Thursday, September 10, 2015

I am a child loss survivor.

I am a child loss survivor. I have held in my arms children who I then had a funeral for. I am also a miscarriage survivor. I have held in my womb life that never took breath. I have ultrasound photos of children who were never " babies" and babies who were never " children."  I am not alone. I am not the only one. I am the mother of two amazing little girls who are alive and well, who run and jump and play, and because I have these sweet girls here with me on this side I am not supposed to talk about their sister and brother. I am supposed to forget my children who have forged their path in the other world before me. I am supposed to remember that I have living babies... as if that makes up for ... THE OTHERS. It is an unwritten rule. A rule that you only come to understand when you have lost your little one. That... while you have had a tragic loss... you are NOT supposed to share it. You are to get over it and focus on the good.
 I realized very quickly that I could NOT stay silent. Staying silent was driving me slowly insane. I realized that I felt guilty for my grief, a grief that will continue for the rest of my life, because I was supposed to be over it already. And yet I felt guilt at the thought of NOT feeling grief because... They were my children. MY CHILDREN. For those of you who have kids... look at them... and then... imagine they are gone. Forever... never ever to return to your arms in this life time. NOW... if you have more than one children... look at a DIFFERENT child and imagine how you are supposed to feel lucky because you have that child... maybe even hear some one say " well YES Jimmy is gone, but GEORGE over there is ALIVE. That makes it better." No... no it doesn't because George is NOT Jimmy and should never feel that he is a replacement for the other. What a terrible thing to do to George... AND Jimmy. Yes... you see. One is not and will never be a replacement for the other. It isn't fair to mommy or daddy either.

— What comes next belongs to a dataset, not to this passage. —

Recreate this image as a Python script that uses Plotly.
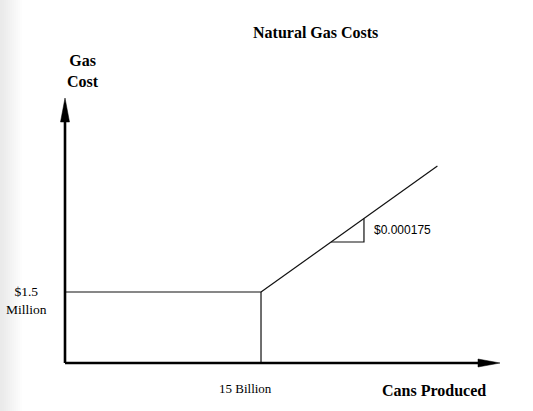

Infant loss is not actually all that rare, pregnancy loss is even LESS rare. I would be willing to guarantee that you know someone ( other than myself) who has suffered one or both. What is worse.. if you know a woman who has suffered it once... odds are... she has suffered it multiple times. Strangely when I refused to stop talking... when I got uppity and started remembering my babies posting photos on facebook and talking about them....I got 100% validation that I am not alone. I got women who I hadn't known had lost coming to me and saying... This is my story. When I started talking about it I started to get friends who asked if they could send other friends my way because she had just lost a baby.. she had just miscarried.. she needs some support and I know you have been there. This has happened because I have NOT sat silently... because I have worked actively to make those children a part of our family not a part of our dirty laundry that shouldn't be aired. The best part of being vocal and earning all of these friends who needed support... is that.... I have also been able to watch as miracles have happened... and mommy's have found their arms filled... sometimes with more than they had ever thought possible. I believe in miracles because I have watched them happen again and again. That is a pretty freaking awesome side benefit of making a new friend... one who knows how it feels to let go.
I personally cannot live in a place of constant grief. And living my life normally has gotten easier with the passage of time. Living a "normal" life however is not a life with out them. For myself IT CANNOT be. There is not a single day where I do not think of those babies. And I work actively to find a way to fit those little ones into my life in an every day way. I share them.. I say their names... I remember them. I have told my children who were born after them... about them... I have shared their names and birthdays with my living children. I cannot hide them away. Sharing them means facing grief waves at times... It means being filled with a soul deep sadness but it means riding those waves out, because I would rather be sad than forget them. I would rather face those waves... knowing that they may take my breath away... that they may cut my knees out from under me... but that it is worth it to remember MY CHILDREN.
A friend who I value greatly once told me that when she became facebook friends with me she was at first a little unsettled by how I share my little ones: By how I post about their short lives,  about their birthdays, about how I as their mommy feel.  She followed that up with the fact that as I shared more, she came to see our angels as a PART of our family... and it became less and less uncomfortable. This was without a doubt one of the most amazing things I have ever heard about our babies. Because it not only validated their LIVES... but my effort to make them a part of OUR lives.
It is coming... my Aidan's birthday. My birthday every year starts the ticker.... the clock that winds down to the anniversary of the first day... and the last day... that I held the only son I have. This year it will be his ninth birthday. Nine years... what would his nine year old self be doing? What would his birthday list look like? Because Ashlynn started hers in January... and it gets longer every week. What would he be like? A reader like myself... A tinkerer like his daddy? There are some answers I will never have. I will never know what it will be like to have a Christmas dinner with all of my children. I don't cry every day any more... but there are days that I always cry... and September 18 is one of them.... As I am faced with a lifetime of commemorating a birthday for a boy who isn't on this earth to celebrate it. I haven't gotten it right... yet.., but I have a lifetime to figure it out.